While the US may struggle with its own history of espionage, its CIA and FBI have nothing on the KGB. The Soviet security agency has been one of the great faceless ‘villains’ in the American imagination since World War Two. Since so many of the Cold War’s ‘battles’ took place behind closed doors, some of the conflict’s key moments – and even players – may be unknown to history. Hollywood usually responded to this lack of information about ‘what was really happening’ by portraying the Cold War as a battle against Russians who are villainous caricatures – with the KGB as a one-note, shadowy threat. The US TV series The Americans, which begins its third season on 28 January, challenges that notion by giving Soviet agents a familiar face – one we are supposed to empathise with.
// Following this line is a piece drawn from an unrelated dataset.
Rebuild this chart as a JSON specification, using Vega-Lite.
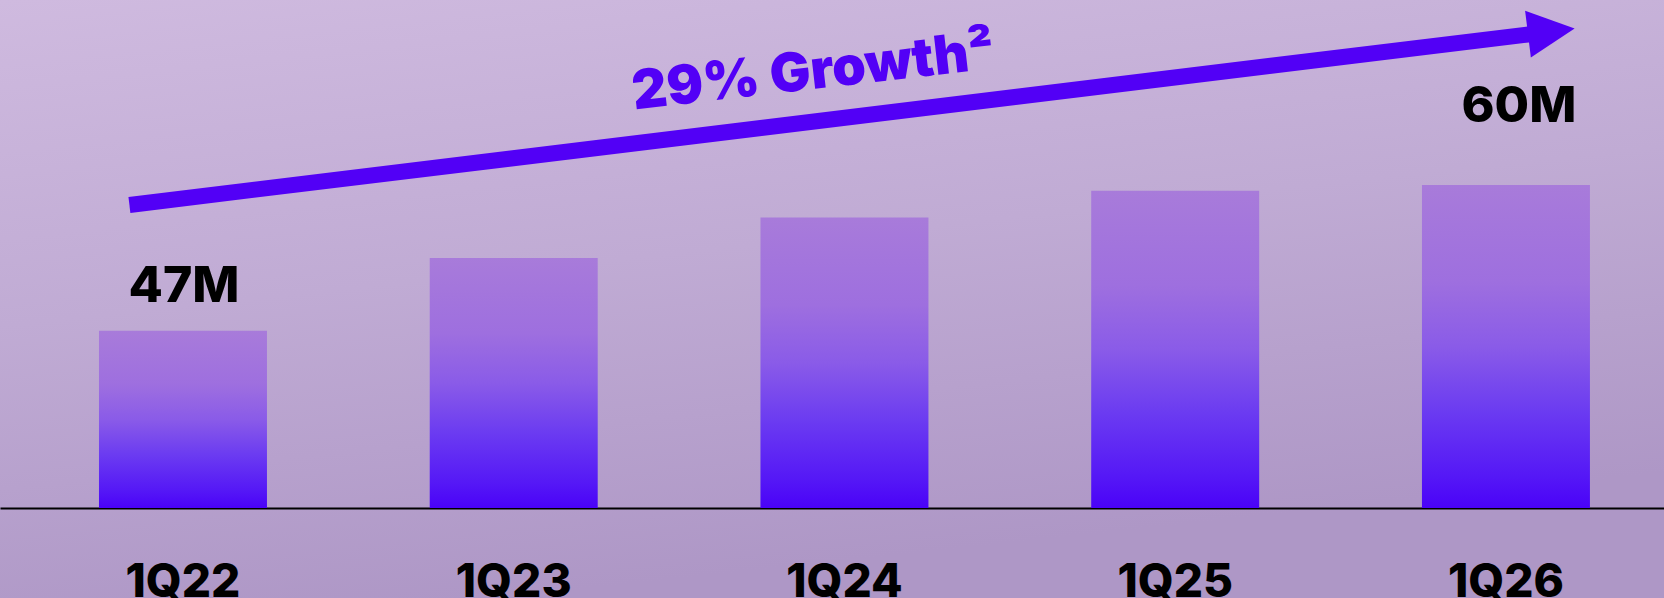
{
  "$schema": "https://vega.github.io/schema/vega-lite/v6.json",
  "width": 1664,
  "height": 598,
  "padding": 0,
  "autosize": {"type": "none"},
  "background": "#c0acd4",
  "config": {
    "view": {
      "stroke": null,
      "fill": {
        "gradient": "linear", "x1": 0, "y1": 0, "x2": 0.3, "y2": 1,
        "stops": [
          {"offset": 0, "color": "#cfbadf"},
          {"offset": 0.5, "color": "#c0abd4"},
          {"offset": 1, "color": "#ae97c6"}
        ]
      }
    },
    "font": "Inter"
  },
  "datasets": {
    "bars": [
      {"quarter": "1Q22", "users": 47.0, "label": "47M"},
      {"quarter": "1Q23", "users": 53.5, "label": ""},
      {"quarter": "1Q24", "users": 57.1, "label": ""},
      {"quarter": "1Q25", "users": 59.5, "label": ""},
      {"quarter": "1Q26", "users": 60.0, "label": "60M"}
    ],
    "shaft": [
      {"t0": -0.162, "v0": 58.22, "t1": 4.073, "v1": 73.45}
    ],
    "head": [
      {"t": 4.137, "v": 73.71}
    ],
    "growth": [
      {"t": 1.906, "v": 70.0, "text": "29% Growth²"}
    ]
  },
  "layer": [
    {
      "data": {"name": "bars"},
      "encoding": {
        "x": {
          "field": "quarter", "type": "nominal", "sort": null,
          "scale": {"paddingInner": 0.4921, "paddingOuter": 0.2616, "align": 0.572},
          "axis": {
            "title": null, "orient": "bottom", "offset": -90,
            "domain": true, "domainColor": "#000000", "domainWidth": 2,
            "ticks": false, "grid": false,
            "labelAngle": 0, "labelFont": "Inter", "labelFontWeight": 800,
            "labelFontSize": 46, "labelColor": "#000000",
            "labelBaseline": "alphabetic", "labelPadding": 88,
            "labelOverlap": false, "labelFlush": false
          }
        },
        "y": {
          "field": "users", "type": "quantitative",
          "scale": {"domain": [31.2, 76.5], "range": [508, 0], "zero": false, "nice": false},
          "axis": null
        }
      },
      "layer": [
        {
          "mark": {
            "type": "bar",
            "color": {
              "gradient": "linear", "x1": 0, "y1": 0, "x2": 0, "y2": 1,
              "stops": [
                {"offset": 0, "color": "#a87bda"},
                {"offset": 0.3, "color": "#9e6fdf"},
                {"offset": 0.5, "color": "#8a5be8"},
                {"offset": 0.7, "color": "#6b3bf1"},
                {"offset": 0.9, "color": "#5518f6"},
                {"offset": 1, "color": "#4a02f8"}
              ]
            }
          },
          "encoding": {"y2": {"datum": 31.2}}
        },
        {
          "transform": [{"filter": "datum.quarter === '1Q22'"}],
          "mark": {"type": "text", "font": "Inter", "fontWeight": 800, "fontSize": 50, "color": "#000000", "baseline": "alphabetic", "align": "center", "dy": -29, "dx": 1},
          "encoding": {"text": {"field": "label"}}
        },
        {
          "transform": [{"filter": "datum.quarter === '1Q26'"}],
          "mark": {"type": "text", "font": "Inter", "fontWeight": 800, "fontSize": 50, "color": "#000000", "baseline": "alphabetic", "align": "center", "dy": -63, "dx": 13},
          "encoding": {"text": {"field": "label"}}
        }
      ]
    },
    {
      "data": {"name": "shaft"},
      "mark": {"type": "rule", "color": "#5200f6", "strokeWidth": 16, "strokeCap": "butt"},
      "encoding": {
        "x": {"field": "t0", "type": "quantitative", "scale": {"domain": [-0.5533, 4.4777], "nice": false, "zero": false}, "axis": null},
        "x2": {"field": "t1"},
        "y": {"field": "v0", "type": "quantitative", "scale": {"domain": [31.2, 76.5], "range": [508, 0], "zero": false, "nice": false}, "axis": null},
        "y2": {"field": "v1"}
      }
    },
    {
      "data": {"name": "head"},
      "mark": {"type": "point", "shape": "M1,0L-1,-1L-1,1Z", "size": 2209, "angle": -7, "filled": true, "color": "#5200f6", "opacity": 1, "strokeWidth": 0},
      "encoding": {
        "x": {"field": "t", "type": "quantitative", "scale": {"domain": [-0.5533, 4.4777], "nice": false, "zero": false}, "axis": null},
        "y": {"field": "v", "type": "quantitative", "scale": {"domain": [31.2, 76.5], "range": [508, 0], "zero": false, "nice": false}, "axis": null}
      }
    },
    {
      "data": {"name": "growth"},
      "mark": {"type": "text", "font": "Inter", "fontWeight": 900, "fontSize": 54, "color": "#5200f6", "angle": -6.5, "align": "center", "baseline": "middle"},
      "encoding": {
        "x": {"field": "t", "type": "quantitative", "scale": {"domain": [-0.5533, 4.4777], "nice": false, "zero": false}, "axis": null},
        "y": {"field": "v", "type": "quantitative", "scale": {"domain": [31.2, 76.5], "range": [508, 0], "zero": false, "nice": false}, "axis": null},
        "text": {"field": "text"}
      }
    }
  ],
  "resolve": {"scale": {"x": "independent", "y": "independent"}, "axis": {"x": "independent", "y": "independent"}}
}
This is a radical shift in perspective, the full implications of which haven’t been examined as closely as they should.

In the series, Elizabeth (Keri Russell) and Philip Jennings (Matthew Rhys) are Soviet agents posing as a quiet suburban family in the early 1980s. As The Americans explores the agents' ongoing missions to disrupt US interests and juggle other daunting orders from their handlers, it adopts the twisting structure of a classic espionage tale. The disguises they wear when assuming different identities, marked by innumerable ridiculous wigs, wouldn't feel out of place in an episode of The A-Team or Alias.

But the show has a distinctive edge thanks to creator Joe Weisberg, a former CIA agent, whose storylines continually emphasise the similarities between the spies and their American foes. The result is a subtle parody of American suburban life: Philip and Elizabeth grapple with how best to raise their children, navigate infidelities and jealousies, deal with ‘bedroom problems’ and intrusive neighbours. It’s the stuff of soap operas, except that this nuclear family has a hand in events that might actually go nuclear. The bad guys don't just look like ‘us’; they struggle like us, too.

Seeing red

A few years ago, Sleeper Cell, another programme on US TV, attempted a similar concept but set in the present day — with Islamic terrorists fighting the CIA on American soil. Yet its plot felt hyperbolic and out of touch with reality. The lure of dramatic embellishment also holds back other popular shows about domestic terrorism such as Homeland and 24, which offer escapist fantasies about American security measures but struggle to top each increasingly outlandish plot point with events that are even more extreme.

Though it’s set in the past, the timing for The Americans couldn't be better. In the wake of the Edward Snowden revelations, US culture has grown more paranoid than ever about what its government is willing to do in the name of security. The Americans’ KGB agents may use unsettling tactics including seduction, blackmail and murder – but their opposition in the US doesn't exactly take the high road. In fact, the FBI uses many of the same techniques as the KGB. And when an FBI supervisor meets his KGB counterpoint on a chilly street and says, "You target our people, we target yours," it's hard to determine which side can claim moral righteousness. A scene like this would have been unthinkable in American pop culture of the 1980s, with its strict divide between us and them, heroes and villains. Just think of jingoistic films like Red Dawn, Rocky IV and Rambo: First Blood Part II. The Americans projects contemporary fears about government overreach into the past.

Shades of grey

A revision of the typical Hollywood perspective on the Cold War fits in well with the mood of television today. Since Breaking Bad, the medium has been drawn to anti-heroes. But The Americans goes one step further. By the end of Breaking Bad, there's no doubting Walter White's intrinsic villainy, but in the case of The Americans, nothing is certain. Both sides are passionate about their cause and prisoners to it.

And the show even subverts the idea of patriotism itself by engaging with the messy humanity behind national conflicts. Philip is accused of liking life in the US too much, while Elizabeth weighs her duty to Mother Russia against her maternal instincts. (Her two children remain in the dark about their parents' missions.) The dinner table silence that concluded the second season followed the revelation of the couple's orders to turn their daughter Paige over to the KGB, who will force her to become a spy and face terrible danger. With the Jennings divided between professional and personal obligations, the season finale contained an unnerving sense of ambiguity about what might happen next.

The Americans makes history personal – and maybe even turns these Russian spies into the good guys, as it becomes clear that they are captives of their home country’s government as much as they are its agents. Far from being yet another ‘us v them’ story of the Cold War, Philip and Elizabeth’s escapades ultimately have us questioning the idea of national identity itself. That’s how you make the Cold War burn with new relevance.